After a while K appeared, and explained what was going on with the Red Cross. We were waiting for the lawyers, who had applied for official permission to enter the morgue and view the bodies. Our first goal was to identify the bodies, because based on the best available information 130 – 150 people have been disappeared. Secondarily, we wanted to gather what details we could about cause of death. K, who is from North Carolina but lives most of the time in Oaxaca, has some experience with forensics. The next member of our team was Hinrich, a German photographer (he took one of the best photos I have seen of Brad Will in the Oaxaca zocalo just a few days before he was killed). Next we needed some strong people to help move the bodies, because they were stacked like pancakes in the morgue.

I went over to where some of the teachers who are still on strike (many have still refused to return to the classrooms, despite what we hear in the US), and asked if they knew anyone who might help us. After much laughter and silliness about who was the strongest, they found us two men who also had some medical training and could help us out.

But we had no lawyers, and no official permission. And according to our information (which turned out to be incorrect), the bodies were not preserved and were decomposing quickly, so if we didn’t get there quickly there would be little hope of identification.

So we decided to go and try to gain entrance, and if we were denied, to try again later with the lawyers. We gathered our group, which was about 8 people by then, and went to the Red Cross, where the bodies were.

When we first arrived, we were told that the director was not there, and that we should return in 2 hours.

Two hours later we returned, waited a while, and finally talked with the director. First he said that the bodies were definitely not associated with the protests, that they were unclaimed dead people who were there waiting for some family member to come and identify them and either bury them or give permission that they be used for anatomy classes at the local medical school. He told some stories, and then we asked again. He said that they definitely were not anyone from the protests, and that he couldn’t let us enter. More stories, more requests, more stories, more requests. I said that if they were not any of the disappeared, we should be able to tell APPO, the teachers and others that this was definitely true, because word of the bodies was spreading quickly and many people believed that these dead ones were their disappeared family members. No he said, more stories. Then, finally, yes.

But wait. We had to be accompanied by two of his assistants, one of whom was not there. We would have to wait until he arrived to enter the morgue. Four hours (yes, four hours waiting in the rain), as darkness fell, finally the all-important assistant arrived and we entered the morgue.

It looks like, for most of the 23 corpses that were there, he was telling the truth. Most had been there for months (embalmed, thank god), but a few were more recent deaths. With masks and gloves on we went through the slow process of moving each of the corpses from a pyramid-like-pile, photographing, looking for other identifiying marks, and asking about cause of death, estimated age, and when they arrived at the morgue.

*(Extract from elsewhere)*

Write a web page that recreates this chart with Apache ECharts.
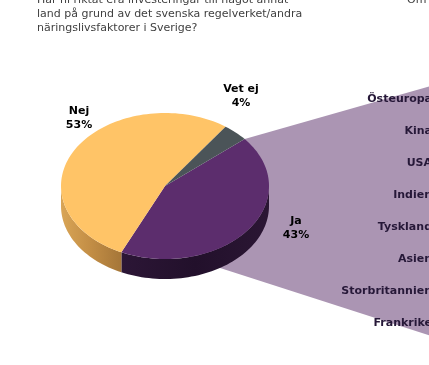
<!DOCTYPE html>
<html><head><meta charset="utf-8">
<script src="https://cdn.jsdelivr.net/npm/echarts@6/dist/echarts.min.js"></script>
<style>html,body{margin:0;padding:0;overflow:hidden;background:#fff}#c{width:429px;height:365px}</style>
</head><body><div id="c"></div>
<script>
// ---- data ----
const pieNames = ['Ja', 'Nej', 'Vet ej'];
const pieValues = [43, 53, 4];
const barCategories = ['Östeuropa', 'Kina', 'USA', 'Indien', 'Tyskland', 'Asien', 'Storbritannien', 'Frankrike'];
const titleLines = ['Har ni riktat era investeringar till något annat', 'land på grund av det svenska regelverket/andra', 'näringslivsfaktorer i Sverige?'];
const sideTitle = 'Om';

// ---- layout / style ----
const PIE = { cx: 165, cy: 186, rx: 104, ry: 73, depth: 20, startDeg: 40 };
const GRID = { left: 441, top: 83, width: 40, height: 256 };
const TOP_COLORS = { 'Ja': '#5c2d6d', 'Nej': '#ffc467', 'Vet ej': '#4b5458' };
const SIDE_STOPS = {
  'Ja': ['#2c1636', '#22102b', '#2b1634'],
  'Nej': ['#d9a556', '#c28d45', '#a57638'],
  'Vet ej': ['#333a3d', '#2a3033', '#333a3d']
};
const LABEL_OFFSET = { 'Nej': [-86, -68], 'Vet ej': [76, -90], 'Ja': [131, 42] };
const FONT = 'DejaVu Sans';

const total = pieValues.reduce((a, b) => a + b, 0);
const angles = [];
let acc = PIE.startDeg;
pieValues.forEach(v => { const a0 = acc; acc -= v / total * 360; angles.push([a0, acc]); });

function pt(tDeg, dy) {
  const t = tDeg * Math.PI / 180;
  return [PIE.cx + PIE.rx * Math.cos(t), PIE.cy - PIE.ry * Math.sin(t) + (dy || 0)];
}
function arc(a0, a1, dy) {
  const pts = [];
  const n = Math.max(2, Math.ceil(Math.abs(a0 - a1) / 2));
  for (let i = 0; i <= n; i++) pts.push(pt(a0 + (a1 - a0) * i / n, dy));
  return pts;
}

function renderItem(params, api) {
  const i = params.dataIndex;
  const name = pieNames[i];
  const [a0, a1] = angles[i]; // a0 > a1 (clockwise)
  const children = [];
  // sides (front half: sin < 0)
  for (let k = -2; k <= 1; k++) {
    const lo = k * 360 - 180, hi = k * 360;
    const s = Math.min(a0, hi), e = Math.max(a1, lo);
    if (s > e) {
      const upper = arc(s, e, 0);
      const lower = arc(e, s, PIE.depth);
      const st = SIDE_STOPS[name];
      children.push({
        type: 'polygon', shape: { points: upper.concat(lower) },
        style: { fill: new echarts.graphic.LinearGradient(0, 0, 1, 0, [
          { offset: 0, color: st[0] }, { offset: 0.5, color: st[1] }, { offset: 1, color: st[2] }]) }
      });
    }
  }
  // top face
  const v = api.value(0);
  children.push({
    type: 'polygon',
    shape: { points: [[PIE.cx, PIE.cy]].concat(arc(a0, a1, 0)) },
    style: { fill: TOP_COLORS[name] }
  });
  const off = LABEL_OFFSET[name];
  children.push({
    type: 'text', z2: 10,
    style: {
      text: name + '\n' + Math.round(v / total * 100) + '%',
      x: PIE.cx + off[0], y: PIE.cy + off[1],
      align: 'center', verticalAlign: 'middle',
      font: 'bold 11px "' + FONT + '"', lineHeight: 14, fill: '#000'
    }
  });
  return { type: 'group', children };
}

const topPt = pt(angles[0][0], 0);
const bottomAnchor = [PIE.cx, PIE.cy + PIE.ry * 0.88];
const connector = [topPt, [GRID.left, GRID.top], [GRID.left, GRID.top + GRID.height], bottomAnchor];

const chart = echarts.init(document.getElementById('c'), null, { renderer: 'canvas' });
chart.setOption({
  animation: false,
  backgroundColor: '#fff',
  title: [
    { text: titleLines.join('\n'), left: 37, top: -7, padding: 0,
      textStyle: { fontSize: 11, fontWeight: 'normal', color: '#404040', fontFamily: FONT, lineHeight: 14 } },
    { text: sideTitle, left: 407, top: -7, padding: 0,
      textStyle: { fontSize: 11, fontWeight: 'normal', color: '#404040', fontFamily: FONT, lineHeight: 14 } }
  ],
  graphic: { elements: [{ type: 'polygon', z: 0, shape: { points: connector }, style: { fill: '#ab95b3' } }] },
  grid: { left: GRID.left, top: GRID.top, width: GRID.width, height: GRID.height, containLabel: false, outerBoundsMode: 'none' },
  xAxis: { type: 'value', show: false },
  yAxis: {
    type: 'category', data: barCategories, inverse: true,
    axisLine: { show: false }, axisTick: { show: false }, splitLine: { show: false },
    axisLabel: { margin: 9, fontSize: 11, fontWeight: 'bold', color: '#261838', fontFamily: FONT }
  },
  series: [
    { type: 'custom', coordinateSystem: 'none', renderItem: renderItem, z: 5,
      data: pieValues.map((v, i) => ({ name: pieNames[i], value: v })) },
    { type: 'bar', data: [] }
  ]
});
</script></body></html>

We will now compare these photos with the videos and photos that people had managed to take earlier (one short video taken through a window with a camera held over the head of the videographer for a few minutes before he was chased away), to make sure that no bodies were removed from the morgue before we got there (maybe while we waited 4 hours??). And we will turn the photos over to the organizers of the popular movement, to see how they want to distrubute them, to see if any of the corpses are the disappeared.

So, that was my first day in Oaxaca. There are, of course, millions of other details that I can’t possibly related right now, but more than anything, I would like to leave you with thoughts of the beauty of this movement, the generosity of every person I have met so far, the vibrancy of the encampment, the astonishing commitment to this struggle, the extraordinary demonstrations of mutual aid, and the willingness of everyone to contribute what they can.

I can’t imagine what tomorrow will be like.